Product Management Unpacked
In Product Management, it’s Not About the Big Idea. It’s About the Problem You Need to Solve.

In reality, there are already too many ideas. Maybe even too many big ideas. That’s the bad news.
Here’s the good news: as consumers and businesses, we have an endless number of problems. Some are big problems. And usually big problems need ideas of all sizes in order to find the right solution.
A key to success in a startup: focus on getting out of the building (thanks, Steve Blank!) and strive to identify the ‘real’ problem. Customers have problems and they look for solutions in the products they evaluate or purchase. Big ideas may solve the problems, but chances are, if you start with the big idea, you may be starting in the wrong place.
The great marketing expert Theodore Levitt stated 40 years ago “People don’t want to buy a quarter-inch drill, they want a quarter-inch hole.”

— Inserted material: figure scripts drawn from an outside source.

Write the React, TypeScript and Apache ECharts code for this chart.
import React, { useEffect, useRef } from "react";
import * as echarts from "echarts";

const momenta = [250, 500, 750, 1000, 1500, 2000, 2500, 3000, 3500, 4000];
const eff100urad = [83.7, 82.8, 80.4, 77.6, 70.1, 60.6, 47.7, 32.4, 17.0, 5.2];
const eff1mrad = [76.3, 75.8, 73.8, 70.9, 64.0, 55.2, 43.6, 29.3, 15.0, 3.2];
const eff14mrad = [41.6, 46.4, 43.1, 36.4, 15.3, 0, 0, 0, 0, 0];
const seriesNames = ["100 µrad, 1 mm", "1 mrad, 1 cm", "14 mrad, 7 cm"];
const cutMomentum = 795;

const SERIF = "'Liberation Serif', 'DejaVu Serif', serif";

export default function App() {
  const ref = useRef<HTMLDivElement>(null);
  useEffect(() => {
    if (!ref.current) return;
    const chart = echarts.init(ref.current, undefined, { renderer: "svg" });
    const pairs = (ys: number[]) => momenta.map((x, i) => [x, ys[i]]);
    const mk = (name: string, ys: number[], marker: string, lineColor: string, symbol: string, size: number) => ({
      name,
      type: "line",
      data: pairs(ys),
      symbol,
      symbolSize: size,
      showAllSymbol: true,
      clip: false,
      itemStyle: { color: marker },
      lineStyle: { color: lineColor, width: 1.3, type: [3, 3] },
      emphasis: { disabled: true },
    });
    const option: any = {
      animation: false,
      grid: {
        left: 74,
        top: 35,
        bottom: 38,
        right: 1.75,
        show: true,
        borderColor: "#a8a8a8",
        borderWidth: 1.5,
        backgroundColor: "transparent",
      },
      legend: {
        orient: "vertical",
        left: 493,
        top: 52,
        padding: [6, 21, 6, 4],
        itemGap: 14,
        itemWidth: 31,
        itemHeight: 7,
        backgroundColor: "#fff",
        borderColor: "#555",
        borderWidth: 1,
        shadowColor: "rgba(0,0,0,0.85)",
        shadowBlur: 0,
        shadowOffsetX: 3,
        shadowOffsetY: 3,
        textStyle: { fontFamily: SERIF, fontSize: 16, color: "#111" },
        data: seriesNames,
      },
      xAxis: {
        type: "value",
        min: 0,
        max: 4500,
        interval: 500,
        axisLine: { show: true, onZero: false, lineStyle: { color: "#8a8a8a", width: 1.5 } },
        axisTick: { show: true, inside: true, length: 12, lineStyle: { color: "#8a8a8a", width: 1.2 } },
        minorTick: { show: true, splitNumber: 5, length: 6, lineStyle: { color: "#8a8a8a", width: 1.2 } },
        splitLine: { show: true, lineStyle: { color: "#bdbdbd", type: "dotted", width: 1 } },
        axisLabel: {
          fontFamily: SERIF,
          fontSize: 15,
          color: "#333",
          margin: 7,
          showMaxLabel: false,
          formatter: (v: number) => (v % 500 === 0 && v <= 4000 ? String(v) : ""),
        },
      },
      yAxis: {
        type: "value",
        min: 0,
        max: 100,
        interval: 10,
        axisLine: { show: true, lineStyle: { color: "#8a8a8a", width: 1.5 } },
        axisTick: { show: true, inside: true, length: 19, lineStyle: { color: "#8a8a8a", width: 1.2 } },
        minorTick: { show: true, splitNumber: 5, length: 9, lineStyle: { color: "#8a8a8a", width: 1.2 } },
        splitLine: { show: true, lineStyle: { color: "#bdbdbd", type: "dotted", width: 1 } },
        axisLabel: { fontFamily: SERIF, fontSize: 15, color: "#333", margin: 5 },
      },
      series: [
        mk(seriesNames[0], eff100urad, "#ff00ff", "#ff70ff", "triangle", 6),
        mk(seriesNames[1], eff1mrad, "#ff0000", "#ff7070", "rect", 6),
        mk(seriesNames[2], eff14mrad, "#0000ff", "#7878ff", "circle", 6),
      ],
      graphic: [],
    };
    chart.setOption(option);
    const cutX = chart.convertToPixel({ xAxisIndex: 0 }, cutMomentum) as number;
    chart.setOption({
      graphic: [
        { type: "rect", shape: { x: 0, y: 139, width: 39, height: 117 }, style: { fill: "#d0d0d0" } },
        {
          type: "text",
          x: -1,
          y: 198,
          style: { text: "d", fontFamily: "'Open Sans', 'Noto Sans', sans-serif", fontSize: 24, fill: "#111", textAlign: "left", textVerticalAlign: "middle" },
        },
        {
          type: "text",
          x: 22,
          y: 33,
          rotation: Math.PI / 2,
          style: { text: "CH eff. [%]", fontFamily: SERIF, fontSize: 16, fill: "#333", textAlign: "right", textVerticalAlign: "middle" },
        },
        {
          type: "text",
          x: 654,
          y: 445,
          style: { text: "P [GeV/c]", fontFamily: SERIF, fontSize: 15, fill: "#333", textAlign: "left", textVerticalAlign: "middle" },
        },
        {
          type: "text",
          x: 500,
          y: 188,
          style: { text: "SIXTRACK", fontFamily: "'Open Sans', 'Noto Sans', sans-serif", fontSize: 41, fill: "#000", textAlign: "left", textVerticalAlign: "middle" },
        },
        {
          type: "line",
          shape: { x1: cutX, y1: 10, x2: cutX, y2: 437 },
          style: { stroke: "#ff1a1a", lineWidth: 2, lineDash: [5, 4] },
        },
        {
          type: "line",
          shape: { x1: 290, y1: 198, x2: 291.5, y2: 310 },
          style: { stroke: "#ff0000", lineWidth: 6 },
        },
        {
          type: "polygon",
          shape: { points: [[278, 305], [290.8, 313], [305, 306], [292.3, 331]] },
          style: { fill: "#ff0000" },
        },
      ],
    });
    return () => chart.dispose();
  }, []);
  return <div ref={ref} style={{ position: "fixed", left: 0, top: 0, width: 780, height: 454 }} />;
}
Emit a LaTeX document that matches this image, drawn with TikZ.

Recently I had the pleasure of listening to serial entrepreneur and business leader Andy Hannah of Othot, a business predictive analytics company, speak about customer discovery. Andy was a part of an excellent panel discussing the challenges of customer discovery. One of the stories he relayed was talking to a prospect from the local science center and asking what their biggest problem was.
The Answer?
Could his company predict the attendance to the museum every day? Yes! But it turns out that wasn’t the problem the customer really had. What was their real problem? They needed to find a way to increase daily attendance between the months of January and April.
So, you can see that drilling down and spending the time to discover the real problem can be both challenging and interesting. You need to listen to your prospects and customers carefully. You need to dig in and ask questions – repeatedly – in order to truly understand the issue.
My advice: stop building your big idea product. Start developing a product that solves a problem.
How do you do this?
1.) Ask questions to understand the problem you want to solve for your customer and what you want to help your customer achieve. Today, this is called ‘customer discovery.’ Forget your idea for a moment and dig deep into the face-to-face dialog with your potential customer. This is where you find the good stuff, and it should never be avoided. It reduces risk and educates you on the key functions required for a solution.
2.) Define your value to the customer. Determining your company or product’s value proposition can be tough work. Truly understanding that your product cannot be everything to everyone is also important work. But this will drive your strategy, set your marketing messages, and, most importantly align your product or service offering with what your customer truly needs.
Essentially this requires you to invest time in discovering ‘product market fit.’ But don’t start with the product or technology and then try to discover or force fit it as a solution.
We’ve come a long way with product development and management in recent years. We’ve learned a lot about developing great new products and launching new companies:
- Start with the problem.
- Understand the job to be done.
- Understand the level of pain associated with the problem.
- Understand how the problem is solved today.
- And then think about your big idea.
We shouldn’t confuse a great idea with where it came from. Truly useful ideas don’t always arise from brainstorming or divergent thinking. The best ideas – and products – may simply come in response to an important problem.